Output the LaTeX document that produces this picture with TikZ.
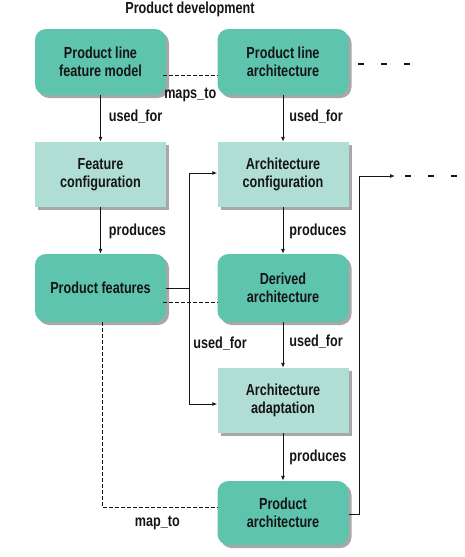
\documentclass[tikz,border=0pt]{standalone}
\usepackage{fontspec}
\setmainfont[FakeStretch=0.79]{Liberation Sans}
\usetikzlibrary{arrows.meta,shadows}
\definecolor{tealdark}{HTML}{5EC4AE}
\definecolor{teallight}{HTML}{B0DED4}
\definecolor{boxshadow}{HTML}{A8A8A8}
\definecolor{ink}{HTML}{151515}
\begin{document}
\begin{tikzpicture}%
	[x=1pt, y=-1pt,
	font=\fontsize{16}{18.5}\selectfont\bfseries,
	text=ink,
	artifact/.style={draw=none, fill=tealdark, rounded corners=11pt,
		minimum width=131pt, align=center, inner sep=0pt,
		drop shadow={shadow xshift=3pt, shadow yshift=-3pt, fill=boxshadow, opacity=1}},
	activity/.style={draw=none, fill=teallight,
		minimum width=131pt, align=center, inner sep=0pt,
		drop shadow={shadow xshift=3pt, shadow yshift=-3pt, fill=boxshadow, opacity=1}},
	link/.style={draw=ink, line width=0.9pt, -{Latex[length=5pt,width=4pt]}},
	trace/.style={draw=ink, line width=0.8pt, dash pattern=on 4pt off 2pt},
	more/.style={draw=ink, line width=2pt, dash pattern=on 6pt off 17pt},
	lbl/.style={inner sep=0pt}]
%
%% Bounding box of the page
\useasboundingbox (0,0) rectangle (465,557);
%
%% Title
\node[lbl] (title) at (190,9) {Product development};
%
%% Product line level
\node[artifact, minimum height=66pt] (plfm) at (100.5,62) {Product line\\feature model};
\node[artifact, minimum height=66pt] (pla)  at (283,62)   {Product line\\architecture};
%%
%% Configuration
\node[activity, minimum height=65pt] (fc) at (100.5,174.5) {Feature\\configuration};
\node[activity, minimum height=65pt] (ac) at (283,174.5)   {Architecture\\configuration};
%%
%% Derived products
\node[artifact, minimum height=68pt] (pf) at (100.5,288) {Product features};
\node[artifact, minimum height=68pt] (da) at (283,288)   {Derived\\architecture};
%%
%% Adaptation
\node[activity, minimum height=65pt] (aa) at (283,400.5) {Architecture\\adaptation};
\node[artifact, minimum height=64pt] (pa) at (283,513)   {Product\\architecture};
%
%% Free ends
\coordinate (fork) at (189,288);
\coordinate (nextstep) at (395,176);
%
%% Vertical connectors
\draw[link] (plfm.south) -- node[lbl, right=8pt, pos=0.47] {used\_for} (fc.north);
\draw[link] (pla.south)  -- node[lbl, right=6pt, pos=0.47] {used\_for} (ac.north);
\draw[link] (fc.south)   -- node[lbl, right=8pt, pos=0.51] {produces} (pf.north);
\draw[link] (ac.south)   -- node[lbl, right=6pt, pos=0.51] {produces} (da.north);
\draw[link] (da.south)   -- node[lbl, right=6pt, pos=0.42] {used\_for} (aa.north);
\draw[link] (aa.south)   -- node[lbl, right=6pt, pos=0.51] {produces} (pa.north);
%
%% Product features used for configuration and adaptation
\draw[draw=ink, line width=0.9pt] (pf.east) -- (fork);
\draw[link] (fork) |- ([yshift=1.5pt]ac.west);
\draw[link] (fork) |- node[lbl, pos=0.24, right=4pt] {used\_for} ([yshift=-3.5pt]aa.west);
%
%% Mappings
\draw[trace] ([xshift=-3pt,yshift=-13pt]plfm.east) -- node[lbl, below=13pt] {maps\_to} ([yshift=-13pt]pla.west);
\draw[trace] ([xshift=-3pt,yshift=-14pt]pf.east) -- ([yshift=-14pt]da.west);
\draw[trace] ([xshift=1.5pt]pf.south) |- node[lbl, pos=0.74, below=9pt] {map\_to} ([yshift=6pt]pa.west);
%
%% Continuation
\draw[link] ([yshift=-1pt]pa.east) -- ++(11,0) |- (nextstep);
\draw[more] (358,64) -- (410,64);
\draw[more] (405,176) -- (465,176);
%
\end{tikzpicture}
\end{document}
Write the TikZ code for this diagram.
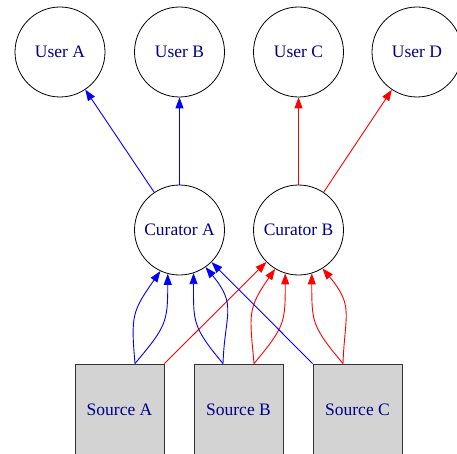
\documentclass[tikz,border=0pt]{standalone}
\usepackage{fontspec}
\setmainfont{Liberation Serif}
\usetikzlibrary{arrows.meta}

\definecolor{labelblue}{RGB}{0,0,139}
\definecolor{boxgray}{RGB}{211,211,211}

\tikzset{
    person/.style={circle, draw, line width=0.8pt, minimum size=90pt, inner sep=0pt, text=labelblue},
    source/.style={rectangle, draw=black!80, line width=0.9pt, fill=boxgray, minimum width=89pt, minimum height=92pt, text=labelblue},
    feed/.style={-{Triangle[length=11pt, width=8pt]}, line width=0.9pt},
}

\begin{document}
\begin{tikzpicture}[x=1pt, y=1pt, font=\fontsize{17.5}{20}\selectfont]
    \useasboundingbox (0,0) rectangle (457,453);

    \node[person] (userA) at (60,401) {User A};
    \node[person] (userB) at (179.5,401) {User B};
    \node[person] (userC) at (298.5,401) {User C};
    \node[person] (userD) at (417,401) {User D};

    \node[person] (curA) at (179.5,223) {Curator A};
    \node[person] (curB) at (298.5,223) {Curator B};

    \node[source] (srcA) at (119.5,43) {Source A};
    \node[source] (srcB) at (238.5,43) {Source B};
    \node[source] (srcC) at (357.5,43) {Source C};

    % curators pass on to the users
    \draw[feed, blue] (curA) -- (userA);
    \draw[feed, blue] (curA) -- (userB);
    \draw[feed, red] (curB) -- (userC);
    \draw[feed, red] (curB) -- (userD);

    % sources feed the curators
    \draw[feed, blue, looseness=1.3] ([xshift=15.5pt]srcA.north) to[out=95, in=-125] (curA.-115);
    \draw[feed, blue, looseness=1.3] ([xshift=15.5pt]srcA.north) to[out=50, in=-90] (curA.-105);
    \draw[feed, red] (srcA.north east) -- (curB);

    \draw[feed, blue, looseness=1.3] ([xshift=-15.5pt]srcB.north) to[out=130, in=-90] (curA.-72);
    \draw[feed, blue, looseness=1.3] ([xshift=-15.5pt]srcB.north) to[out=88, in=-50] (curA.-55);
    \draw[feed, red, looseness=1.3] ([xshift=15.5pt]srcB.north) to[out=95, in=-125] (curB.-121);
    \draw[feed, red, looseness=1.3] ([xshift=15.5pt]srcB.north) to[out=50, in=-90] (curB.-107);

    \draw[feed, blue] (srcC.north west) -- (curA);
    \draw[feed, red, looseness=1.3] ([xshift=-14.5pt]srcC.north) to[out=130, in=-90] (curB.-73);
    \draw[feed, red, looseness=1.3] ([xshift=-14.5pt]srcC.north) to[out=88, in=-50] (curB.-58);

\end{tikzpicture}
\end{document}
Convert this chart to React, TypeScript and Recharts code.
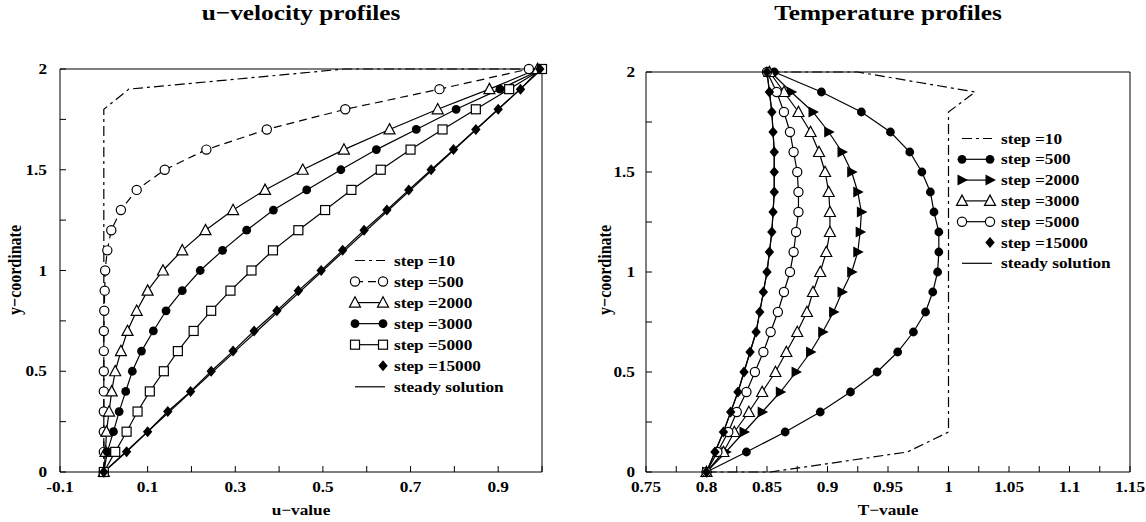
import React from 'react'
import { LineChart, Line, XAxis, YAxis, Legend } from 'recharts'

const SERIF = '"Liberation Serif", "Times New Roman", Times, serif'
const SX = 1.15 // the source picture is a little wider than tall

// shared grid of the profiles
const yLevels = [0, 0.1, 0.2, 0.3, 0.4, 0.5, 0.6, 0.7, 0.8, 0.9, 1.0, 1.1, 1.2, 1.3, 1.4, 1.5, 1.6, 1.7, 1.8, 1.9, 2.0]

// u-velocity profiles
const uStep10 = [0, 0, 0.057, 0.55, 1.0]
const yStep10u = [0, 1.8, 1.9, 2.0, 2.0]
const uStep500 = [0, 0, 0, 0, 0, 0, 0, 0, 0.001, 0.002, 0.003, 0.008, 0.017, 0.039, 0.075, 0.139, 0.234, 0.372, 0.551, 0.766, 0.97]
const uStep2000 = [0, 0.004, 0.006, 0.012, 0.018, 0.026, 0.039, 0.054, 0.075, 0.1, 0.135, 0.179, 0.232, 0.295, 0.368, 0.454, 0.548, 0.652, 0.762, 0.88, 0.99]
const uStep3000 = [0, 0.008, 0.022, 0.035, 0.05, 0.065, 0.086, 0.113, 0.142, 0.179, 0.22, 0.271, 0.326, 0.387, 0.463, 0.541, 0.622, 0.713, 0.804, 0.904, 1.0]
const uStep5000 = [0, 0.026, 0.052, 0.077, 0.105, 0.137, 0.169, 0.205, 0.245, 0.289, 0.337, 0.386, 0.444, 0.505, 0.565, 0.632, 0.7, 0.773, 0.849, 0.925, 1.0]
const uStep15000 = [0, 0.052, 0.1, 0.146, 0.198, 0.245, 0.295, 0.343, 0.395, 0.444, 0.496, 0.545, 0.594, 0.646, 0.696, 0.747, 0.798, 0.849, 0.9, 0.951, 0.995]
const uSteady = [0, 1.0]
const ySteadyU = [0, 2.0]

// temperature profiles
const tStep10 = [0.8, 0.853, 0.966, 1.0, 1.0, 1.022, 0.925, 0.85]
const yStep10t = [0, 0, 0.1, 0.2, 1.8, 1.9, 2.0, 2.0]
const tStep500 = [0.8, 0.833, 0.865, 0.894, 0.919, 0.941, 0.958, 0.971, 0.981, 0.987, 0.991, 0.992, 0.992, 0.988, 0.985, 0.978, 0.968, 0.952, 0.928, 0.895, 0.856]
const tStep2000 = [0.8, 0.816, 0.831, 0.846, 0.861, 0.874, 0.886, 0.896, 0.905, 0.912, 0.92, 0.925, 0.927, 0.928, 0.925, 0.92, 0.912, 0.901, 0.888, 0.87, 0.853]
const tStep3000 = [0.8, 0.814, 0.823, 0.835, 0.846, 0.857, 0.866, 0.875, 0.883, 0.888, 0.894, 0.899, 0.902, 0.902, 0.901, 0.898, 0.893, 0.886, 0.876, 0.864, 0.852]
const tStep5000 = [0.8, 0.809, 0.818, 0.825, 0.833, 0.84, 0.847, 0.853, 0.859, 0.864, 0.869, 0.872, 0.874, 0.876, 0.876, 0.875, 0.872, 0.869, 0.864, 0.858, 0.85]
const tStep15000 = [0.8, 0.807, 0.814, 0.82, 0.826, 0.831, 0.836, 0.841, 0.844, 0.847, 0.85, 0.852, 0.854, 0.855, 0.856, 0.856, 0.856, 0.855, 0.854, 0.852, 0.85]
const tSteady = [0.8, 0.807, 0.814, 0.82, 0.826, 0.831, 0.836, 0.841, 0.844, 0.847, 0.85, 0.852, 0.854, 0.855, 0.856, 0.856, 0.856, 0.855, 0.854, 0.852, 0.85]

// ticks
const uTicks = [-0.1, 0, 0.1, 0.2, 0.3, 0.4, 0.5, 0.6, 0.7, 0.8, 0.9, 1.0]
const uLabelled = [-0.1, 0.1, 0.3, 0.5, 0.7, 0.9]
const tTicks = [0.75, 0.775, 0.8, 0.825, 0.85, 0.875, 0.9, 0.925, 0.95, 0.975, 1.0, 1.025, 1.05, 1.075, 1.1, 1.125, 1.15]
const tLabelled = [0.75, 0.8, 0.85, 0.9, 0.95, 1, 1.05, 1.1, 1.15]
const yTicks = [0, 0.25, 0.5, 0.75, 1, 1.25, 1.5, 1.75, 2]
const yLabelled = [0, 0.5, 1, 1.5, 2]

const uLegend = ['step =10', 'step =500', 'step =2000', 'step =3000', 'step =5000', 'step =15000', 'steady solution']
const tLegend = ['step =10', 'step =500', 'step =2000', 'step =3000', 'step =5000', 'step =15000', 'steady solution']

type Shape = 'circle' | 'disc' | 'square' | 'triangle' | 'tri-right' | 'diamond'
type Ends = 'both' | 'right' | 'none'
type Series = { name: string; xs: number[]; ys: number[]; dash?: string; shape?: Shape; ends: Ends }

const pts = (xs: number[], ys: number[]) => xs.map((x, i) => ({ x, y: ys[i] }))

function Marker({ cx, cy, shape }: { cx: number; cy: number; shape: Shape }) {
  const s = { stroke: '#000', strokeWidth: 1.2 }
  if (shape === 'circle') return <circle cx={cx} cy={cy} r={4.6} fill="#fff" {...s} />
  if (shape === 'disc') return <circle cx={cx} cy={cy} r={4.4} fill="#000" />
  if (shape === 'square') return <rect x={cx - 4.5} y={cy - 4.5} width={9} height={9} fill="#fff" {...s} />
  if (shape === 'triangle')
    return <polygon points={`${cx},${cy - 5.8} ${cx + 5.5},${cy + 4.5} ${cx - 5.5},${cy + 4.5}`} fill="#fff" {...s} />
  if (shape === 'tri-right')
    return <polygon points={`${cx - 4.5},${cy - 5.5} ${cx + 6},${cy} ${cx - 4.5},${cy + 5.5}`} fill="#000" />
  return <polygon points={`${cx},${cy - 5.5} ${cx + 4.7},${cy} ${cx},${cy + 5.5} ${cx - 4.7},${cy}`} fill="#000" />
}

const makeDot = (shape: Shape) => (p: any) => (
  <Marker key={`${shape}-${p.index}`} cx={p.cx} cy={p.cy} shape={shape} />
)

function tickLabel(x: number, y: number, text: string, anchor: 'middle' | 'end') {
  return (
    <text
      transform={`translate(${x},${y}) scale(${SX},1)`}
      textAnchor={anchor}
      fontFamily={SERIF}
      fontWeight="bold"
      fontSize={15}
      fill="#000"
    >
      {text}
    </text>
  )
}

const isIn = (list: number[], v: number) => list.some((l) => Math.abs(l - v) < 1e-6)

const makeTick =
  (side: 'bottom' | 'top' | 'left' | 'right', labelled: number[], fmt: (v: number) => string, gap = 12) =>
  (props: any) => {
    const { x, y, payload } = props
    const v = payload.value as number
    const show = isIn(labelled, v)
    const st = { stroke: '#000', strokeWidth: 1 }
    let tick
    if (side === 'bottom') tick = <line x1={x} y1={y} x2={x} y2={y - 6} {...st} />
    else if (side === 'top') tick = <line x1={x} y1={y} x2={x} y2={y + 6} {...st} />
    else if (side === 'left') tick = <line x1={x} y1={y} x2={x + 6} y2={y} {...st} />
    else tick = <line x1={x} y1={y} x2={x - 6} y2={y} {...st} />
    return (
      <g key={`${side}-${v}`}>
        {tick}
        {show && side === 'bottom' && tickLabel(x, y + 20, fmt(v), 'middle')}
        {show && side === 'left' && tickLabel(x - gap, y + 5, fmt(v), 'end')}
      </g>
    )
  }

function LegendBox({ series, rowH }: { series: Series[]; rowH: number }) {
  return (
    <svg width={230} height={series.length * rowH + 8} style={{ display: 'block', overflow: 'visible' }}>
      {series.map((s, i) => {
        const cy = 10.5 + i * rowH
        const x0 = 7
        const x1 = 37
        return (
          <g key={s.name}>
            {s.ends !== 'right' && (
              <line x1={x0} y1={cy} x2={x1} y2={cy} stroke="#000" strokeWidth={1.2} strokeDasharray={s.dash} />
            )}
            {s.shape && s.ends === 'both' && <Marker cx={x0} cy={cy} shape={s.shape} />}
            {s.shape && s.ends !== 'none' && <Marker cx={x1 - 2} cy={cy} shape={s.shape} />}
            <text
              transform={`translate(46,${cy + 5}) scale(${SX},1)`}
              fontFamily={SERIF}
              fontWeight="bold"
              fontSize={15}
              fill="#000"
            >
              {s.name}
            </text>
          </g>
        )
      })}
    </svg>
  )
}

type PanelProps = {
  left: number
  width: number
  margin: { top: number; right: number; bottom: number; left: number }
  xDomain: [number, number]
  xTicks: number[]
  xLabelled: number[]
  xFmt: (v: number) => string
  yGap: number
  series: Series[]
  legendPos: { left: number; top: number }
  rowH: number
}

function Panel(p: PanelProps) {
  const fmtY = (v: number) => String(v)
  const frame = { stroke: '#000', strokeWidth: 1 }
  return (
    <div style={{ position: 'absolute', left: p.left, top: 0 }}>
      <LineChart width={p.width} height={522} margin={p.margin}>
        <XAxis
          dataKey="x"
          type="number"
          domain={p.xDomain}
          ticks={p.xTicks}
          interval={0}
          height={1}
          tickSize={0}
          tickMargin={0}
          tickLine={false}
          axisLine={frame}
          tick={makeTick('bottom', p.xLabelled, p.xFmt)}
        />
        <XAxis
          xAxisId="top"
          orientation="top"
          type="number"
          domain={p.xDomain}
          ticks={p.xTicks}
          interval={0}
          height={1}
          tickSize={0}
          tickMargin={0}
          tickLine={false}
          axisLine={frame}
          tick={makeTick('top', [], p.xFmt)}
        />
        <YAxis
          type="number"
          domain={[0, 2]}
          ticks={yTicks}
          interval={0}
          width={1}
          tickSize={0}
          tickMargin={0}
          tickLine={false}
          axisLine={frame}
          tick={makeTick('left', yLabelled, fmtY, p.yGap)}
        />
        <YAxis
          yAxisId="right"
          orientation="right"
          type="number"
          domain={[0, 2]}
          ticks={yTicks}
          interval={0}
          width={1}
          tickSize={0}
          tickMargin={0}
          tickLine={false}
          axisLine={frame}
          tick={makeTick('right', [], fmtY)}
        />
        <Legend
          layout="horizontal"
          verticalAlign="middle"
          align="center"
          wrapperStyle={{ left: p.legendPos.left, top: p.legendPos.top, width: 230 }}
          content={() => <LegendBox series={p.series} rowH={p.rowH} />}
        />
        {p.series.map((s) => (
          <Line
            key={s.name}
            data={pts(s.xs, s.ys)}
            dataKey="y"
            name={s.name}
            type="linear"
            stroke="#000"
            strokeWidth={1.2}
            strokeDasharray={s.dash}
            dot={s.shape ? makeDot(s.shape) : false}
            activeDot={false}
            isAnimationActive={false}
          />
        ))}
      </LineChart>
    </div>
  )
}

const uSeries: Series[] = [
  { name: uLegend[0], xs: uStep10, ys: yStep10u, dash: '10 4 3 4', ends: 'none' },
  { name: uLegend[1], xs: uStep500, ys: yLevels, dash: '8 5', shape: 'circle', ends: 'both' },
  { name: uLegend[2], xs: uStep2000, ys: yLevels, shape: 'triangle', ends: 'both' },
  { name: uLegend[3], xs: uStep3000, ys: yLevels, shape: 'disc', ends: 'both' },
  { name: uLegend[4], xs: uStep5000, ys: yLevels, shape: 'square', ends: 'both' },
  { name: uLegend[5], xs: uStep15000, ys: yLevels, shape: 'diamond', ends: 'right' },
  { name: uLegend[6], xs: uSteady, ys: ySteadyU, ends: 'none' },
]

const tSeries: Series[] = [
  { name: tLegend[0], xs: tStep10, ys: yStep10t, dash: '10 4 3 4', ends: 'none' },
  { name: tLegend[1], xs: tStep500, ys: yLevels, shape: 'disc', ends: 'both' },
  { name: tLegend[2], xs: tStep2000, ys: yLevels, shape: 'tri-right', ends: 'both' },
  { name: tLegend[3], xs: tStep3000, ys: yLevels, shape: 'triangle', ends: 'both' },
  { name: tLegend[4], xs: tStep5000, ys: yLevels, shape: 'circle', ends: 'both' },
  { name: tLegend[5], xs: tStep15000, ys: yLevels, shape: 'diamond', ends: 'right' },
  { name: tLegend[6], xs: tSteady, ys: yLevels, ends: 'none' },
]

function Caption({ x, y, text, size, rotate }: { x: number; y: number; text: string; size: number; rotate?: boolean }) {
  return (
    <text
      transform={`translate(${x},${y}) scale(${SX},1)${rotate ? ' rotate(-90)' : ''}`}
      textAnchor="middle"
      fontFamily={SERIF}
      fontWeight="bold"
      fontSize={size}
      fill="#000"
    >
      {text}
    </text>
  )
}

export default function App() {
  return (
    <div style={{ position: 'absolute', left: 0, top: 0, width: 1146, height: 522, background: '#fff', overflow: 'hidden' }}>
      <Panel
        left={0}
        width={573}
        margin={{ top: 68, right: 30, bottom: 49, left: 59 }}
        xDomain={[-0.1, 1.0]}
        xTicks={uTicks}
        xLabelled={uLabelled}
        xFmt={(v) => v.toFixed(1)}
        yGap={13}
        series={uSeries}
        legendPos={{ left: 348, top: 250 }}
        rowH={21.05}
      />
      <Panel
        left={573}
        width={573}
        margin={{ top: 71, right: 15, bottom: 49, left: 72 }}
        xDomain={[0.75, 1.15]}
        xTicks={tTicks}
        xLabelled={tLabelled}
        xFmt={(v) => String(v)}
        yGap={11}
        series={tSeries}
        legendPos={{ left: 382, top: 128 }}
        rowH={20.8}
      />
      <svg width={1146} height={522} style={{ position: 'absolute', left: 0, top: 0, pointerEvents: 'none' }}>
        <Caption x={301} y={20} text="u−velocity profiles" size={22} />
        <Caption x={888} y={20} text="Temperature profiles" size={22} />
        <Caption x={301} y={515} text="u−value" size={15} />
        <Caption x={888} y={515} text="T−vaule" size={15} />
        <Caption x={21} y={270} text="y−coordinate" size={16} rotate />
        <Caption x={611} y={270} text="y−coordinate" size={16} rotate />
      </svg>
    </div>
  )
}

----

→ Required work: Within the entries above, give again exactly the lines starting at the one that contains "Convert this chart" and ending at the one that contains "const ySteadyU = [0, 2.0]", leaving out the pictures.

→ Response to this task:
Convert this chart to React, TypeScript and Recharts code.
import React from 'react'
import { LineChart, Line, XAxis, YAxis, Legend } from 'recharts'

const SERIF = '"Liberation Serif", "Times New Roman", Times, serif'
const SX = 1.15 // the source picture is a little wider than tall

// shared grid of the profiles
const yLevels = [0, 0.1, 0.2, 0.3, 0.4, 0.5, 0.6, 0.7, 0.8, 0.9, 1.0, 1.1, 1.2, 1.3, 1.4, 1.5, 1.6, 1.7, 1.8, 1.9, 2.0]

// u-velocity profiles
const uStep10 = [0, 0, 0.057, 0.55, 1.0]
const yStep10u = [0, 1.8, 1.9, 2.0, 2.0]
const uStep500 = [0, 0, 0, 0, 0, 0, 0, 0, 0.001, 0.002, 0.003, 0.008, 0.017, 0.039, 0.075, 0.139, 0.234, 0.372, 0.551, 0.766, 0.97]
const uStep2000 = [0, 0.004, 0.006, 0.012, 0.018, 0.026, 0.039, 0.054, 0.075, 0.1, 0.135, 0.179, 0.232, 0.295, 0.368, 0.454, 0.548, 0.652, 0.762, 0.88, 0.99]
const uStep3000 = [0, 0.008, 0.022, 0.035, 0.05, 0.065, 0.086, 0.113, 0.142, 0.179, 0.22, 0.271, 0.326, 0.387, 0.463, 0.541, 0.622, 0.713, 0.804, 0.904, 1.0]
const uStep5000 = [0, 0.026, 0.052, 0.077, 0.105, 0.137, 0.169, 0.205, 0.245, 0.289, 0.337, 0.386, 0.444, 0.505, 0.565, 0.632, 0.7, 0.773, 0.849, 0.925, 1.0]
const uStep15000 = [0, 0.052, 0.1, 0.146, 0.198, 0.245, 0.295, 0.343, 0.395, 0.444, 0.496, 0.545, 0.594, 0.646, 0.696, 0.747, 0.798, 0.849, 0.9, 0.951, 0.995]
const uSteady = [0, 1.0]
const ySteadyU = [0, 2.0]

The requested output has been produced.